** BEGIN **

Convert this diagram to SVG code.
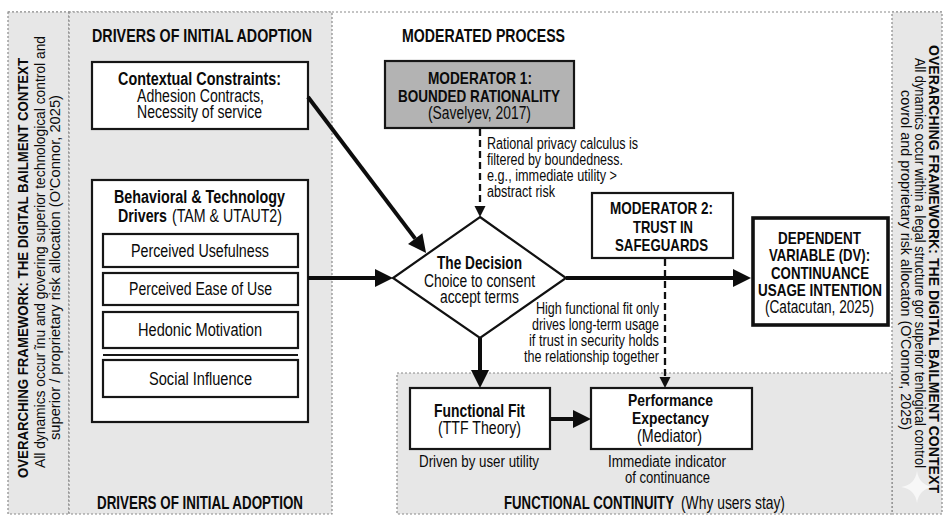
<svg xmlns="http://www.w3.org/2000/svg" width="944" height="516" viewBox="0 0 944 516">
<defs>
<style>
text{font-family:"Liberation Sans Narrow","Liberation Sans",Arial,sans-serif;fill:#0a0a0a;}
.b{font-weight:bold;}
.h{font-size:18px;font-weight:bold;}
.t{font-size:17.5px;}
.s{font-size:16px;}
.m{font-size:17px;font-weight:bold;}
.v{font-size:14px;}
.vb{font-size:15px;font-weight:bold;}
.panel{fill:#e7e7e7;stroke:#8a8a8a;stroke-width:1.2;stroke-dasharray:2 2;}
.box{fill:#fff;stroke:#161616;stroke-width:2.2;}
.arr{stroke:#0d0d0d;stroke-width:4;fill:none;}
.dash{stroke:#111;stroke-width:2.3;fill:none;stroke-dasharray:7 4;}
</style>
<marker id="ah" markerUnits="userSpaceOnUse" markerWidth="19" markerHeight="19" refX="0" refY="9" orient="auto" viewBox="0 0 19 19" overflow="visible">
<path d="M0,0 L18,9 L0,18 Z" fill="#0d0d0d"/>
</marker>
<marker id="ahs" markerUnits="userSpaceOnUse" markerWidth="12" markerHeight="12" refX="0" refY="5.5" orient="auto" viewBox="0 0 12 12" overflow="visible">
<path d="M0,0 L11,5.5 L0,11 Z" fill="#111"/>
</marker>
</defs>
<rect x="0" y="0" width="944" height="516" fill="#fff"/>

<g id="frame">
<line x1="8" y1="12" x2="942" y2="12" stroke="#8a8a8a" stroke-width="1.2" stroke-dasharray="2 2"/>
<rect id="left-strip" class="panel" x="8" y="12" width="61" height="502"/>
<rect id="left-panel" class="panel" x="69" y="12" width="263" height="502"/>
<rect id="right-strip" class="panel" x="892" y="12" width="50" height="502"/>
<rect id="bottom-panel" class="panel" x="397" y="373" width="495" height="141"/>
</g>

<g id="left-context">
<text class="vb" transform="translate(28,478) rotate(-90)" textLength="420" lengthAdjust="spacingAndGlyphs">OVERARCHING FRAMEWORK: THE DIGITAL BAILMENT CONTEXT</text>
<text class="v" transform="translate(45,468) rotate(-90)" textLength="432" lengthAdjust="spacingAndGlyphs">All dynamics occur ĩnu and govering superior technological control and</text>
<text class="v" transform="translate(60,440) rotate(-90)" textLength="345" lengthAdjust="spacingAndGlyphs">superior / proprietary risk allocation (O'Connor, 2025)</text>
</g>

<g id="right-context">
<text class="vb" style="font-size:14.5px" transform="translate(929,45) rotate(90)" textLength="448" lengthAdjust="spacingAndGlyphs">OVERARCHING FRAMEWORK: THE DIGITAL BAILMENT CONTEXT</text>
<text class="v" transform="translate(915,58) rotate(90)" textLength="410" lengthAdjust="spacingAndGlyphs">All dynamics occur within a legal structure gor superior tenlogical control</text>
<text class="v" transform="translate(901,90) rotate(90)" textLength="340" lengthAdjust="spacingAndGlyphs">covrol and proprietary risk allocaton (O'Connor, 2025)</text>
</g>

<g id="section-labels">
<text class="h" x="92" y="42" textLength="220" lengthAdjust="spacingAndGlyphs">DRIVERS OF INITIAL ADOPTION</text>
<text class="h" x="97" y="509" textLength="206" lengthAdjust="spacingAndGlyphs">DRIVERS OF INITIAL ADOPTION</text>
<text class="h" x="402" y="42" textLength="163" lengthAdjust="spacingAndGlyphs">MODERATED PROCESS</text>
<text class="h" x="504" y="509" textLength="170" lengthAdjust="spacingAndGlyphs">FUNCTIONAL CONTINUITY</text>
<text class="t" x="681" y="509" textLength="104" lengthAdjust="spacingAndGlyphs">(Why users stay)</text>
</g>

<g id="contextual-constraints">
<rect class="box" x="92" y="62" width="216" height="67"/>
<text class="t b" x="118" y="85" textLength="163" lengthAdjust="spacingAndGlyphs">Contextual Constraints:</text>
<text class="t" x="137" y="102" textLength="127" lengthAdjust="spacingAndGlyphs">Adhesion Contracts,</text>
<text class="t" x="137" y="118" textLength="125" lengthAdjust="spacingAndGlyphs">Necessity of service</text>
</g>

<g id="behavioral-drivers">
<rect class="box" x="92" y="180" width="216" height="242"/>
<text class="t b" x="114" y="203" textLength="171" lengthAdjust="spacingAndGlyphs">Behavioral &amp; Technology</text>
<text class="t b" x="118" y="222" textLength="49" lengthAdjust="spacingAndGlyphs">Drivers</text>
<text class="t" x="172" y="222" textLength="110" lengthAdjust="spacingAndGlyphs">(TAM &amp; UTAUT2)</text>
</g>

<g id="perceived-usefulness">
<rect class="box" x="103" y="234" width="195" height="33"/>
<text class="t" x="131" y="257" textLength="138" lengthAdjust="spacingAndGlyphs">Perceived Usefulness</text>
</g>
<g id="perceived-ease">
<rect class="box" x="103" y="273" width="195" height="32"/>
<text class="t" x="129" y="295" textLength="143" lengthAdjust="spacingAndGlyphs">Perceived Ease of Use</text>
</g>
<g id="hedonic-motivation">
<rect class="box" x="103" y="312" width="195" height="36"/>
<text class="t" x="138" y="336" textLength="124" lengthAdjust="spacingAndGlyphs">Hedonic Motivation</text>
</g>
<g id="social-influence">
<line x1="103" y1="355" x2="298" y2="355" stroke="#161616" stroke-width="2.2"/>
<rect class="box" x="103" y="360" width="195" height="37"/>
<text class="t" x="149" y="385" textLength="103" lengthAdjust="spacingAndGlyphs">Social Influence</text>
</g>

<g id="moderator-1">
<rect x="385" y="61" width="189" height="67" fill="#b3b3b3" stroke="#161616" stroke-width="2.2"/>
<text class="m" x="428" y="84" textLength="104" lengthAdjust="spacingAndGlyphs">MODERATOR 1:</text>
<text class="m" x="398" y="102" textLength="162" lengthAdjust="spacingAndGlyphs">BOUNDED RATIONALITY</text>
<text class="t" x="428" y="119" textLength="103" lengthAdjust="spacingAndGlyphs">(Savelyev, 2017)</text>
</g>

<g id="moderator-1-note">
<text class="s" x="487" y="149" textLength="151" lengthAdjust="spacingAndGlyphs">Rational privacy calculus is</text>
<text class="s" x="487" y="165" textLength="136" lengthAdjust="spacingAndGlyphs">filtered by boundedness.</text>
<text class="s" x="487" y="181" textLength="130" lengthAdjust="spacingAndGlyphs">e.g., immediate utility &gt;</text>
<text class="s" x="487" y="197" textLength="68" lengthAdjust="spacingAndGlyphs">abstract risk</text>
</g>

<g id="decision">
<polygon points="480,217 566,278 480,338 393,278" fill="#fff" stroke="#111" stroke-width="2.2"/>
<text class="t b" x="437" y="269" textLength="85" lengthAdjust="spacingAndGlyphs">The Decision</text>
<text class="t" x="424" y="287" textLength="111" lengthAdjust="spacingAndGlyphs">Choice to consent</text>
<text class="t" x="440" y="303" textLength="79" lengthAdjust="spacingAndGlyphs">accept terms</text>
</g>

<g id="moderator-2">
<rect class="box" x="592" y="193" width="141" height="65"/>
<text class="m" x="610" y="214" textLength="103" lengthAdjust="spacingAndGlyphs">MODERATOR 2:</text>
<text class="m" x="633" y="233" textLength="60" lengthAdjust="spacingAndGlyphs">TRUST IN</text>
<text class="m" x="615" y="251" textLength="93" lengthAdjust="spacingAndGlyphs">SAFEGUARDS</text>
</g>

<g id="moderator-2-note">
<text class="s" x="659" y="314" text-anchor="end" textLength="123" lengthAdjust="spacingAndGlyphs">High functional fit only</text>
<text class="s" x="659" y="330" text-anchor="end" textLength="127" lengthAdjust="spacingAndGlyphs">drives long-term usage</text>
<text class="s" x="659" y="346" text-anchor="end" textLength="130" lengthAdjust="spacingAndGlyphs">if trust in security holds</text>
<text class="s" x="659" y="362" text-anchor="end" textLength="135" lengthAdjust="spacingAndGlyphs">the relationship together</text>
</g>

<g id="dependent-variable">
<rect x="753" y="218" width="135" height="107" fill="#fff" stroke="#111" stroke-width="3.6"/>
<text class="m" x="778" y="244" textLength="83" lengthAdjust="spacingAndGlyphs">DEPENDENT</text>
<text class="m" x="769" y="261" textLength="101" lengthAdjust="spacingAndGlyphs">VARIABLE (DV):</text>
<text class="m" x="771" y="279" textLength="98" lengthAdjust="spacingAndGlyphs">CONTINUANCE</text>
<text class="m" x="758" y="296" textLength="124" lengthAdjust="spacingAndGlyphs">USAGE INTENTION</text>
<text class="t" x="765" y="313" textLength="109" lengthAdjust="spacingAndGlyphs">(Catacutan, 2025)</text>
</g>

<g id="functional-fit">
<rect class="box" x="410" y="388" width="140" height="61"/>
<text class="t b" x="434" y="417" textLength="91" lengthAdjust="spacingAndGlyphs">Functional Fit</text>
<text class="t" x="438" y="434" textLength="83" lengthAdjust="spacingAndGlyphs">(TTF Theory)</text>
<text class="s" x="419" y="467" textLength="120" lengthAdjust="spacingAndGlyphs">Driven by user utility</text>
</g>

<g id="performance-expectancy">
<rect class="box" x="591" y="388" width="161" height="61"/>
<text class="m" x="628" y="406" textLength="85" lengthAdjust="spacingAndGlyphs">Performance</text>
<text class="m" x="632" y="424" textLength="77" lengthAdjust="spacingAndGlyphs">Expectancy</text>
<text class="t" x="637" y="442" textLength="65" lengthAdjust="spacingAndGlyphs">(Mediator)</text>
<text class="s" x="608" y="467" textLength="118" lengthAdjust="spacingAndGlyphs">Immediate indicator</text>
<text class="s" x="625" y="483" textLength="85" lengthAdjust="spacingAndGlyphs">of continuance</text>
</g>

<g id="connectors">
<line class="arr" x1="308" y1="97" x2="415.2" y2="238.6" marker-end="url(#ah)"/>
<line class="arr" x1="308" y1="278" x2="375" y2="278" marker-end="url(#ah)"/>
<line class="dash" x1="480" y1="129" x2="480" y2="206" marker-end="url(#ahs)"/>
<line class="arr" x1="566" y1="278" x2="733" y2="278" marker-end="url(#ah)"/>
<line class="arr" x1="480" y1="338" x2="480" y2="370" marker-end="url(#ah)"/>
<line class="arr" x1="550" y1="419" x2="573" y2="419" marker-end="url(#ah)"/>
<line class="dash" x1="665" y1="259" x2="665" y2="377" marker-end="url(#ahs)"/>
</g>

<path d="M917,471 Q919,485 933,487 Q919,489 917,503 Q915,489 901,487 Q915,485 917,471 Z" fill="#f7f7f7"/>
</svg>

** END **
** BEGIN **

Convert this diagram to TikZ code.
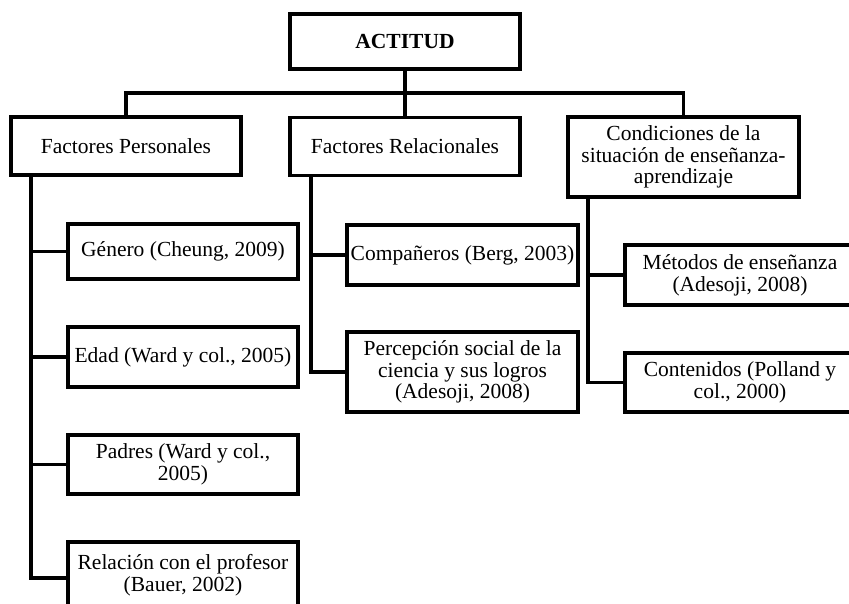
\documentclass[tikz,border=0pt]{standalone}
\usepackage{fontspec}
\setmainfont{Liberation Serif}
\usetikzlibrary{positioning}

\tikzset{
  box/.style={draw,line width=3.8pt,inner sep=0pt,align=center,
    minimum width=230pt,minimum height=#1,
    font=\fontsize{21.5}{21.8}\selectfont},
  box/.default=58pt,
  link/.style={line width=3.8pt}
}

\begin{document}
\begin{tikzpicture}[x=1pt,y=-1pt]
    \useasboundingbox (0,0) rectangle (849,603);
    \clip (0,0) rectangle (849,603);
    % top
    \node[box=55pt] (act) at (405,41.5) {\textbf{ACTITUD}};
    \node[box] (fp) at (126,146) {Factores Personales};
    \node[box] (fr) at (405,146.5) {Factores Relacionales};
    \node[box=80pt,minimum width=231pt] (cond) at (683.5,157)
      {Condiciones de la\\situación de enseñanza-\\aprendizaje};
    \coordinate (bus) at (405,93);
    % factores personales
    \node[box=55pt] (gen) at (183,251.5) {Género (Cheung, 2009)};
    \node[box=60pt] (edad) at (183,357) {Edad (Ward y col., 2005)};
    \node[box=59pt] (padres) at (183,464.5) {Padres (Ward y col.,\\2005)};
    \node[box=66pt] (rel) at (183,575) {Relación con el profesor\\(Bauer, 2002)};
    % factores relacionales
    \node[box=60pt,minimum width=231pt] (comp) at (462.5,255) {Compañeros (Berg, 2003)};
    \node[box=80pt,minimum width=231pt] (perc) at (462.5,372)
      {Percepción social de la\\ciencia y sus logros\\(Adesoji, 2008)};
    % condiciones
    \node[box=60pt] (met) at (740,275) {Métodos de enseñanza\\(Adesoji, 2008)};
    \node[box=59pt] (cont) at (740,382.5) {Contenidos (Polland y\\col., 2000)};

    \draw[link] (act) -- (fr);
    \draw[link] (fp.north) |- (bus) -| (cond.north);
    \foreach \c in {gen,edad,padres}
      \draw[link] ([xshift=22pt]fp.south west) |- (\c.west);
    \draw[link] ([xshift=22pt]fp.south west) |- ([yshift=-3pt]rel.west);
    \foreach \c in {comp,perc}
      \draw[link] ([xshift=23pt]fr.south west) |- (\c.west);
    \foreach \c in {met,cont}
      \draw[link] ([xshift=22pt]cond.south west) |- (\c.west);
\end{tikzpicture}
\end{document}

** END **

Required task: List each line of the records that holds the string "code".

Task response:
Convert this diagram to SVG code.
Convert this diagram to TikZ code.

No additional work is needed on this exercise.